### Instructions to follow:
Below are entries. Give back exactly the lines from the one containing "Rebuild this chart" through the one containing "ax = fig.add_axes([58", inclusive, without the pictures.

### Record list:
━━━━━━━━

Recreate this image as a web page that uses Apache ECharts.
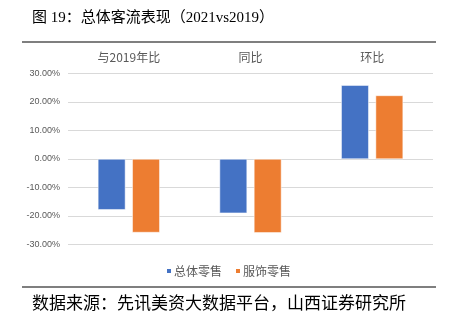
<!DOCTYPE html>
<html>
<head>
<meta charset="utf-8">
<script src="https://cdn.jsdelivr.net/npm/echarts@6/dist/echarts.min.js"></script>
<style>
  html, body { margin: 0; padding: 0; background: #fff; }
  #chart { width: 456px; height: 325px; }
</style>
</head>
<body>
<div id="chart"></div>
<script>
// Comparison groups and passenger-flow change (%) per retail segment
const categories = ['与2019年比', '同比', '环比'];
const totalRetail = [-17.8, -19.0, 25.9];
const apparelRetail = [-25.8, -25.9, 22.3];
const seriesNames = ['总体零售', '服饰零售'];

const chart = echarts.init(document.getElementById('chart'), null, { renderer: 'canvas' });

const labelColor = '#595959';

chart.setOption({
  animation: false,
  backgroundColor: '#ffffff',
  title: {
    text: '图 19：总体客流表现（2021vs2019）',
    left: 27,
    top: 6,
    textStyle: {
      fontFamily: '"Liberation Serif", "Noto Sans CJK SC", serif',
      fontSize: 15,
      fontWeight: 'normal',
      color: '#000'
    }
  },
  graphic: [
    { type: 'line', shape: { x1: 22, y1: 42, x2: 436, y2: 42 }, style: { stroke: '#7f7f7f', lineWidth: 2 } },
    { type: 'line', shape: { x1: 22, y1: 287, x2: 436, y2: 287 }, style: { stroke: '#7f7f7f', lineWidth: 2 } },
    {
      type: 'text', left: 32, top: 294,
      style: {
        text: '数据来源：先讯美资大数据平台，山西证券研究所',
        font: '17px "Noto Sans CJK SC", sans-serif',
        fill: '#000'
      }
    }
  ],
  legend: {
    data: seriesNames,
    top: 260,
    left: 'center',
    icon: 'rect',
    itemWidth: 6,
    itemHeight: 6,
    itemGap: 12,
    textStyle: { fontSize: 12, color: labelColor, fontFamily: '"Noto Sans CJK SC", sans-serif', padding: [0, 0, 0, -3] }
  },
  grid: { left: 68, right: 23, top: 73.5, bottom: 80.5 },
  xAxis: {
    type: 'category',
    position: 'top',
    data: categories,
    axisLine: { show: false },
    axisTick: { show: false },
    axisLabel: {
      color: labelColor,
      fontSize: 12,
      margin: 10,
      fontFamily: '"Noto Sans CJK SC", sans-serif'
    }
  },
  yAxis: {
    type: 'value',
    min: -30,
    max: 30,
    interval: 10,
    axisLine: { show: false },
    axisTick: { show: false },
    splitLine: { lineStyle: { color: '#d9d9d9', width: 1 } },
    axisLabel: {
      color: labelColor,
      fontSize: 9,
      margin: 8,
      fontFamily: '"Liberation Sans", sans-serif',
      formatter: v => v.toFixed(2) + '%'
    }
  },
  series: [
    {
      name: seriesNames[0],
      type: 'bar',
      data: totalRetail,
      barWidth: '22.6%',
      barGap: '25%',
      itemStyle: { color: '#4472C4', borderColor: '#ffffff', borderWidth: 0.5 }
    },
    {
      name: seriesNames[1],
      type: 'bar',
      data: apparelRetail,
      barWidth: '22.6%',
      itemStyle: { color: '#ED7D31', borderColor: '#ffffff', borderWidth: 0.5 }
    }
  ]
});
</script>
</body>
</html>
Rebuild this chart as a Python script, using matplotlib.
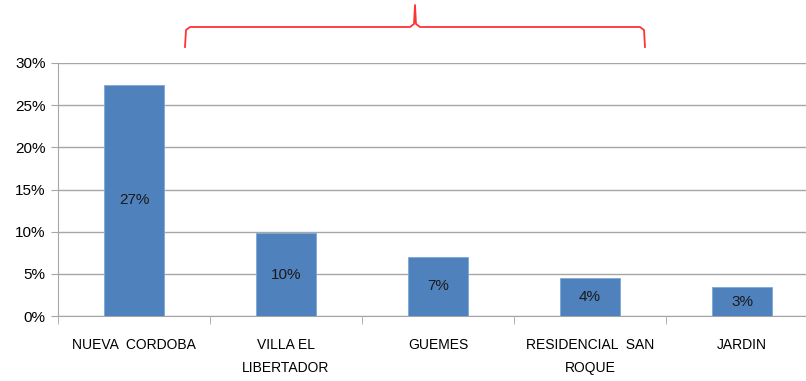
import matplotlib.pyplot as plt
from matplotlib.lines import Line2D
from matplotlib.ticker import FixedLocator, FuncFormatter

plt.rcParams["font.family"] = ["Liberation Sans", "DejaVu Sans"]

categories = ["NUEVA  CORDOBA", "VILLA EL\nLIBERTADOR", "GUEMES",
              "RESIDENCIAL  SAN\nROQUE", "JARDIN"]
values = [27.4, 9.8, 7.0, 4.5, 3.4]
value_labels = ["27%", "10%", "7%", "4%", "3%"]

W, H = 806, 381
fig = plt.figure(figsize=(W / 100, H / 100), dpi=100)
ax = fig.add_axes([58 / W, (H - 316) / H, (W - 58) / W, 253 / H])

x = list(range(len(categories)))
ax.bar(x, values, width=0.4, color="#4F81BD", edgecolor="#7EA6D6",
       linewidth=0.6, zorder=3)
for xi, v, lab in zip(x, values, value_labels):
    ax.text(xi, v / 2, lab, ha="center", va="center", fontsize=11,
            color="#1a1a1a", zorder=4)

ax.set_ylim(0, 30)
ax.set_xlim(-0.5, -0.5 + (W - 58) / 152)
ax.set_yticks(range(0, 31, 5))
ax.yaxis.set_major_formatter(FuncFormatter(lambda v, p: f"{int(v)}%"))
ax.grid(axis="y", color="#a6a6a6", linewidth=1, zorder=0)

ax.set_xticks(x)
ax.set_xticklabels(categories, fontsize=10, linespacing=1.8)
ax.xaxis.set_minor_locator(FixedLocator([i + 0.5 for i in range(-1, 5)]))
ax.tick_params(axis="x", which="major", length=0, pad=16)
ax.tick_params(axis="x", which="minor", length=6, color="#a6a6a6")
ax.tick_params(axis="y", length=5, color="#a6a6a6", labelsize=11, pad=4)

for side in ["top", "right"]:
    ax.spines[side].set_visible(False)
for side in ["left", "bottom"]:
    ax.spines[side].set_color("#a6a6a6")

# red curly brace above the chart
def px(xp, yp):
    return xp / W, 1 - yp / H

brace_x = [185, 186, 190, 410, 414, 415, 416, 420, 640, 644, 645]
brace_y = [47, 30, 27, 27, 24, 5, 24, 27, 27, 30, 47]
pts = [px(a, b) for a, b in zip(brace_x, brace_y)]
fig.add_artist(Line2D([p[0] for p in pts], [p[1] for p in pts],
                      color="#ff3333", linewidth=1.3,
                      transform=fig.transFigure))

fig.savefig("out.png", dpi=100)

━━━━━━━━

### Output of the task:
Rebuild this chart as a Python script, using matplotlib.
import matplotlib.pyplot as plt
from matplotlib.lines import Line2D
from matplotlib.ticker import FixedLocator, FuncFormatter

plt.rcParams["font.family"] = ["Liberation Sans", "DejaVu Sans"]

categories = ["NUEVA  CORDOBA", "VILLA EL\nLIBERTADOR", "GUEMES",
              "RESIDENCIAL  SAN\nROQUE", "JARDIN"]
values = [27.4, 9.8, 7.0, 4.5, 3.4]
value_labels = ["27%", "10%", "7%", "4%", "3%"]

W, H = 806, 381
fig = plt.figure(figsize=(W / 100, H / 100), dpi=100)
ax = fig.add_axes([58 / W, (H - 316) / H, (W - 58) / W, 253 / H])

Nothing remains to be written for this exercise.